The pivot is data-driven. Internal figures show that 57 per cent of global sign-ups between 1 January and 31 December, 2025 identified as single: a notable departure from the platform’s married core. The company argues that its community has already evolved beyond its original positioning.
“In an age where our lives have been constantly put on public display, privacy has become the new luxury,” said Ashley Madison chief strategy officer Paul Keable. He framed the platform’s offering as “ethical discretion” for singles, separated, divorced and non-monogamous users seeking private connections.
The shift also taps into wider digital fatigue. A global survey conducted by YouGov for Ashley Madison, covering 13,071 adults across Australia, Brazil, Canada, Germany, India, Italy, Mexico, Spain, Switzerland, the UK and the US, found mounting discomfort with hyper-public online lives.
Among dating app users, 30 per cent cited constant swiping and messaging as a source of fatigue, while 24 per cent pointed to pressure to curate public-facing profiles and early personal disclosure. Some 27 per cent said fears of screenshots or information being shared contributed to exhaustion; an equal share cited unwanted attention.

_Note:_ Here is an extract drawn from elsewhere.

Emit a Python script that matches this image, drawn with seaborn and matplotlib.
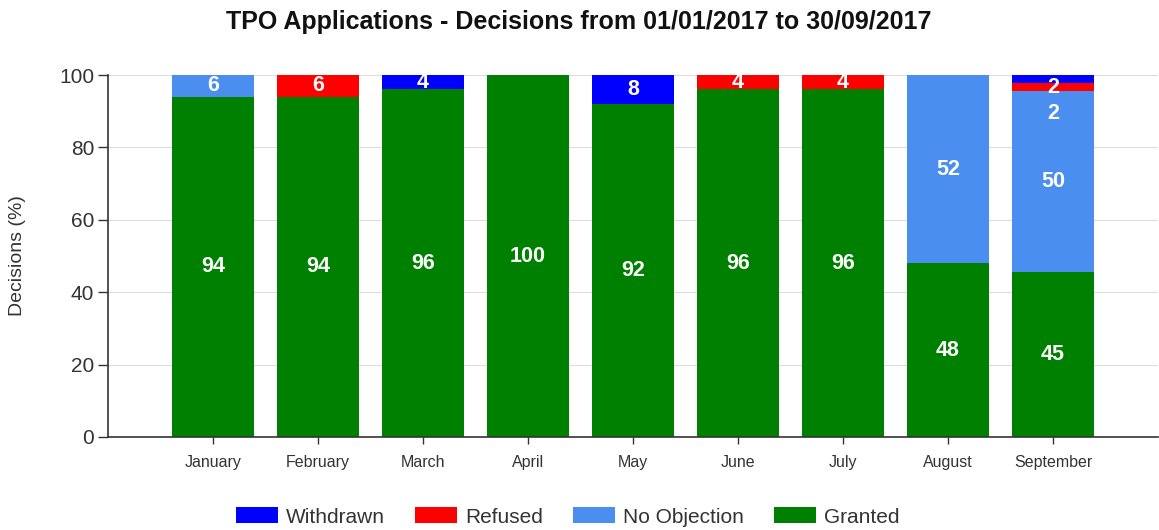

The retreat from oversharing appears broader. According to the survey, 46 per cent of adults actively try to keep most aspects of their life private online. Only 8 per cent feel comfortable sharing most aspects publicly, while 35 per cent say they are becoming more selective about what they disclose.
Ashley Madison is betting that this cultural recalibration towards controlled visibility can be monetised. By doubling down on privacy infrastructure and reframing itself around discretion rather than infidelity, the company is attempting to convert reputational baggage into a premium proposition.